Output the material below unchanged, apart from leaving out the pictures.

-------- Data extract --------

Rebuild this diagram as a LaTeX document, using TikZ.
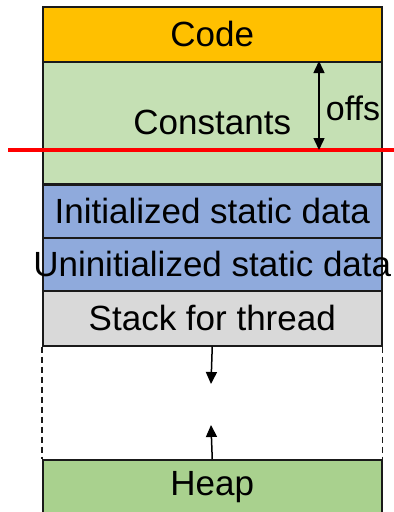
\documentclass[tikz,border=0pt]{standalone}
\usepackage{fontspec}
\setmainfont{Liberation Sans}
\usetikzlibrary{arrows.meta}
\definecolor{codeC}{HTML}{FFC000}
\definecolor{constC}{HTML}{C5E0B4}
\definecolor{dataC}{HTML}{8FAADC}
\definecolor{stackC}{HTML}{D9D9D9}
\definecolor{heapC}{HTML}{A9D18E}
\definecolor{edgeC}{HTML}{1A1A1A}
\begin{document}
\begin{tikzpicture}[x=1pt,y=1pt,
  seg/.style={draw=edgeC, line width=1.5pt, minimum width=339pt, inner sep=0pt, anchor=north west,
    font=\fontsize{35}{40}\selectfont, text=black},
  growarrow/.style={line width=1.5pt, -{Triangle[length=12pt,width=11pt]}},
  dashedge/.style={draw=edgeC, line width=1.5pt, dash pattern=on 6pt off 4pt}]
\useasboundingbox (0,0) rectangle (394,-512);
\node[seg, fill=codeC, minimum height=55pt] (code) at (42,-6) {Code};
\node[seg, fill=constC, minimum height=122pt] (const) at (42,-61) {\raisebox{-1pt}{Constants}};
\node[seg, fill=dataC, minimum height=53pt] (init) at (42,-184) {\makebox[0pt]{Initialized static data}};
\node[seg, fill=dataC, minimum height=53pt] (uninit) at (42,-237) {\makebox[0pt]{Uninitialized static data}};
\node[seg, fill=stackC, minimum height=55pt] (stack) at (42,-290) {Stack for thread};
\node[seg, fill=heapC, minimum height=55pt] (heap) at (42,-459) {Heap};
\draw[dashedge] (stack.south west) -- (heap.north west);
\draw[dashedge] (stack.south east) -- (heap.north east);
\coordinate (redL) at (8,-150);
\coordinate (redR) at (394,-150);
\draw[red, line width=4pt] (redL) -- (redR);
\coordinate (offsTop) at (319,-61);
\coordinate (offsBot) at (319,-150);
\draw[line width=1.5pt, {Triangle[length=12pt,width=11pt]}-{Triangle[length=12pt,width=11pt]}] (offsTop) -- (offsBot);
\node[font=\fontsize{34}{40}\selectfont, inner sep=0pt] (offs) at (353,-108) {offs};
\coordinate (downTip) at (211,-384);
\coordinate (upTip) at (211,-425);
\draw[growarrow] (stack.south) -- (downTip);
\draw[growarrow] (heap.north) -- (upTip);
\end{tikzpicture}
\end{document}
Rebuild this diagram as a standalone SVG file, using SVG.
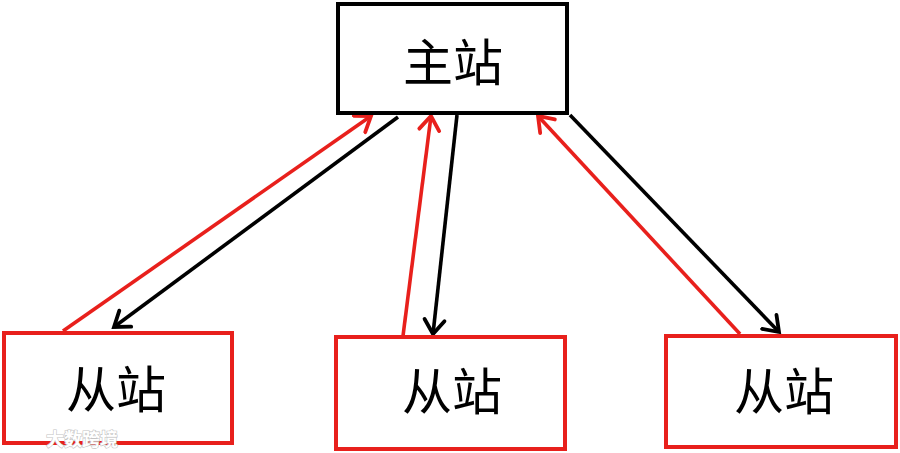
<svg xmlns="http://www.w3.org/2000/svg" width="900" height="453" viewBox="0 0 900 453">
<style>
.box{fill:#fff;stroke-width:4}
.master{stroke:#000}
.slave{stroke:#e8201c}
.lbl{font-family:"Noto Sans CJK SC","Noto Sans CJK JP",sans-serif;font-size:50px;fill:#000;text-anchor:middle;dominant-baseline:central}
.up{stroke:#e8201c;stroke-width:3.6;fill:none}
.down{stroke:#000;stroke-width:3.6;fill:none}
.wm{font-family:"Noto Sans CJK SC",sans-serif;font-size:18px;font-weight:bold;fill:#fff;stroke:#c4c4c4;stroke-width:1.2;paint-order:stroke}
</style>
<defs>
<marker id="ar" markerUnits="userSpaceOnUse" markerWidth="32" markerHeight="32" refX="16" refY="16" orient="auto" viewBox="0 0 32 32">
<path d="M2,6 L16,16 L2,26" fill="none" stroke="#e8201c" stroke-width="3.8" stroke-linecap="round" stroke-linejoin="miter"/>
</marker>
<marker id="ab" markerUnits="userSpaceOnUse" markerWidth="32" markerHeight="32" refX="16" refY="16" orient="auto" viewBox="0 0 32 32">
<path d="M2,6 L16,16 L2,26" fill="none" stroke="#000" stroke-width="3.8" stroke-linecap="round" stroke-linejoin="miter"/>
</marker>
</defs>
<rect width="900" height="453" fill="#fff"/>
<g id="connectors">
<line class="up" x1="63" y1="331" x2="371" y2="116" marker-end="url(#ar)"/>
<line class="down" x1="398" y1="117" x2="114" y2="327" marker-end="url(#ab)"/>
<line class="up" x1="403" y1="336" x2="431" y2="116" marker-end="url(#ar)"/>
<line class="down" x1="457" y1="115" x2="433" y2="334" marker-end="url(#ab)"/>
<line class="up" x1="740" y1="334" x2="538" y2="116" marker-end="url(#ar)"/>
<line class="down" x1="570" y1="115" x2="779" y2="332" marker-end="url(#ab)"/>
</g>
<g id="master">
<rect class="box master" x="338" y="4" width="229" height="109"/>
<text class="lbl" x="453" y="59">主站</text>
</g>
<g id="slave1">
<rect class="box slave" x="4" y="333" width="228" height="110"/>
<text class="lbl" x="116" y="386">从站</text>
</g>
<g id="slave2">
<rect class="box slave" x="336" y="337" width="229" height="112"/>
<text class="lbl" x="452" y="388">从站</text>
</g>
<g id="slave3">
<rect class="box slave" x="666" y="336" width="230" height="111"/>
<text class="lbl" x="784" y="388">从站</text>
</g>
<g id="watermark">
<text class="wm" x="46" y="446">大数跨境</text>
</g>
</svg>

--------

▸ **Reply**:
Rebuild this diagram as a LaTeX document, using TikZ.
\documentclass[tikz,border=0pt]{standalone}
\usepackage{fontspec}
\setmainfont{Liberation Sans}
\usetikzlibrary{arrows.meta}
\definecolor{codeC}{HTML}{FFC000}
\definecolor{constC}{HTML}{C5E0B4}
\definecolor{dataC}{HTML}{8FAADC}
\definecolor{stackC}{HTML}{D9D9D9}
\definecolor{heapC}{HTML}{A9D18E}
\definecolor{edgeC}{HTML}{1A1A1A}
\begin{document}
\begin{tikzpicture}[x=1pt,y=1pt,
  seg/.style={draw=edgeC, line width=1.5pt, minimum width=339pt, inner sep=0pt, anchor=north west,
    font=\fontsize{35}{40}\selectfont, text=black},
  growarrow/.style={line width=1.5pt, -{Triangle[length=12pt,width=11pt]}},
  dashedge/.style={draw=edgeC, line width=1.5pt, dash pattern=on 6pt off 4pt}]
\useasboundingbox (0,0) rectangle (394,-512);
\node[seg, fill=codeC, minimum height=55pt] (code) at (42,-6) {Code};
\node[seg, fill=constC, minimum height=122pt] (const) at (42,-61) {\raisebox{-1pt}{Constants}};
\node[seg, fill=dataC, minimum height=53pt] (init) at (42,-184) {\makebox[0pt]{Initialized static data}};
\node[seg, fill=dataC, minimum height=53pt] (uninit) at (42,-237) {\makebox[0pt]{Uninitialized static data}};
\node[seg, fill=stackC, minimum height=55pt] (stack) at (42,-290) {Stack for thread};
\node[seg, fill=heapC, minimum height=55pt] (heap) at (42,-459) {Heap};
\draw[dashedge] (stack.south west) -- (heap.north west);
\draw[dashedge] (stack.south east) -- (heap.north east);
\coordinate (redL) at (8,-150);
\coordinate (redR) at (394,-150);
\draw[red, line width=4pt] (redL) -- (redR);
\coordinate (offsTop) at (319,-61);
\coordinate (offsBot) at (319,-150);
\draw[line width=1.5pt, {Triangle[length=12pt,width=11pt]}-{Triangle[length=12pt,width=11pt]}] (offsTop) -- (offsBot);
\node[font=\fontsize{34}{40}\selectfont, inner sep=0pt] (offs) at (353,-108) {offs};
\coordinate (downTip) at (211,-384);
\coordinate (upTip) at (211,-425);
\draw[growarrow] (stack.south) -- (downTip);
\draw[growarrow] (heap.north) -- (upTip);
\end{tikzpicture}
\end{document}
Rebuild this diagram as a standalone SVG file, using SVG.
<svg xmlns="http://www.w3.org/2000/svg" width="900" height="453" viewBox="0 0 900 453">
<style>
.box{fill:#fff;stroke-width:4}
.master{stroke:#000}
.slave{stroke:#e8201c}
.lbl{font-family:"Noto Sans CJK SC","Noto Sans CJK JP",sans-serif;font-size:50px;fill:#000;text-anchor:middle;dominant-baseline:central}
.up{stroke:#e8201c;stroke-width:3.6;fill:none}
.down{stroke:#000;stroke-width:3.6;fill:none}
.wm{font-family:"Noto Sans CJK SC",sans-serif;font-size:18px;font-weight:bold;fill:#fff;stroke:#c4c4c4;stroke-width:1.2;paint-order:stroke}
</style>
<defs>
<marker id="ar" markerUnits="userSpaceOnUse" markerWidth="32" markerHeight="32" refX="16" refY="16" orient="auto" viewBox="0 0 32 32">
<path d="M2,6 L16,16 L2,26" fill="none" stroke="#e8201c" stroke-width="3.8" stroke-linecap="round" stroke-linejoin="miter"/>
</marker>
<marker id="ab" markerUnits="userSpaceOnUse" markerWidth="32" markerHeight="32" refX="16" refY="16" orient="auto" viewBox="0 0 32 32">
<path d="M2,6 L16,16 L2,26" fill="none" stroke="#000" stroke-width="3.8" stroke-linecap="round" stroke-linejoin="miter"/>
</marker>
</defs>
<rect width="900" height="453" fill="#fff"/>
<g id="connectors">
<line class="up" x1="63" y1="331" x2="371" y2="116" marker-end="url(#ar)"/>
<line class="down" x1="398" y1="117" x2="114" y2="327" marker-end="url(#ab)"/>
<line class="up" x1="403" y1="336" x2="431" y2="116" marker-end="url(#ar)"/>
<line class="down" x1="457" y1="115" x2="433" y2="334" marker-end="url(#ab)"/>
<line class="up" x1="740" y1="334" x2="538" y2="116" marker-end="url(#ar)"/>
<line class="down" x1="570" y1="115" x2="779" y2="332" marker-end="url(#ab)"/>
</g>
<g id="master">
<rect class="box master" x="338" y="4" width="229" height="109"/>
<text class="lbl" x="453" y="59">主站</text>
</g>
<g id="slave1">
<rect class="box slave" x="4" y="333" width="228" height="110"/>
<text class="lbl" x="116" y="386">从站</text>
</g>
<g id="slave2">
<rect class="box slave" x="336" y="337" width="229" height="112"/>
<text class="lbl" x="452" y="388">从站</text>
</g>
<g id="slave3">
<rect class="box slave" x="666" y="336" width="230" height="111"/>
<text class="lbl" x="784" y="388">从站</text>
</g>
<g id="watermark">
<text class="wm" x="46" y="446">大数跨境</text>
</g>
</svg>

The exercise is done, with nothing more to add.